The other person knew exactly what that hat meant and, if they saw their partner wearing it, they would not bother them until the hat was off. It was their own little secret language to get things done or just take a break from each other because their physical space didn’t allow for escape to another room. Genius.

Jessica herself once said, “It’s hard sometimes…but we always manage to give ourselves space. We don’t live in each other’s pockets. We don’t take the play home with us. We do make suggestions to each other, and if we don’t agree we respect each other’s views.”

So, what are your boundaries? Do you want avoid talking shop when you’re out socially? Or maybe you want to set rules around complaining. Perhaps for you, boundaries look like setting office hours for your acting so your life feels more balanced.

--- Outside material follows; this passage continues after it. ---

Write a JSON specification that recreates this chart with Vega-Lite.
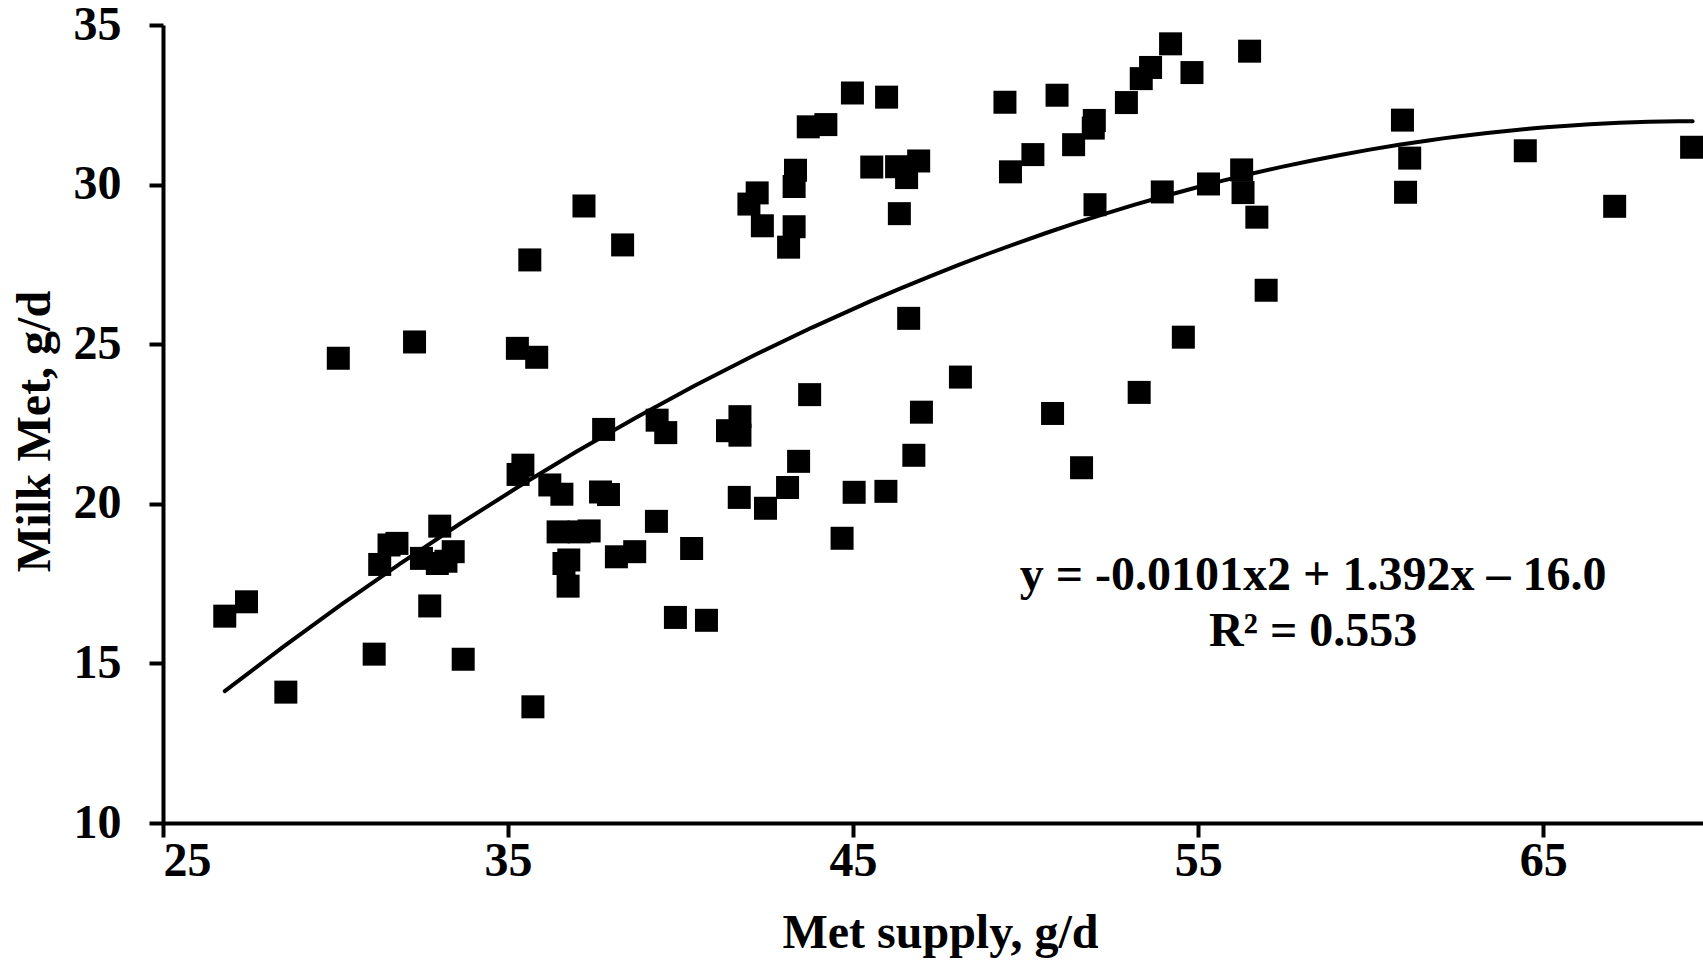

Whatever they are, get clear about your boundaries for yourself and then share those expectations with the other actors in your life. And while you’re at it, remember to treat your friend with the same respect you do in a strictly professional relationship. They will thank you.

2. Turn Your Creativity into Creation

If you really want to get along with your fellow actors, staying grounded and focused on your own journey is key. But let’s be real… jealousy and a little competitiveness are often a natural side effect of the business.

Use the feelings of jealousy or envy you have as fuel to create more. Work on your one woman show, write a blog post, pick up the phone and ask for a meeting with your ideal agent. Rather than wallow and wish things were different, take action. You don’t need to wait to feel better to do this, just take action and your feelings will shift.

Action is the best cure for jealousy, confusion or all around stuckness.

3. Celebrate each other’s successes

One tactic for harmony between actors is to give each other kudos whenever possible. It may be hard to do, however, especially when your peers are working and you’re not. But, sometimes, taking the focus off yourself can actually help free you up for more opportunities to come in.

Try taking the high road when you need to and express your joy for your friend’s success, even if you currently feel less than successful. This support will greatly strengthen your relationship with a fellow actor. You could actually promote their gigs. Maybe interview them on your blog or post your pride on Facebook. And, if you need to, ask your actors friends to do the same for you.

In the same way that you need to make a plan for your career success, you can plan to navigate how you will handle your fellow actors’ successes. Set clear boundaries, get creative, and celebrate each other’s successes for harmony on and off the stage. Actor relationships can have happy endings, you just need to be an active participant in the plot.

What are some ways you and your actor friends make it work?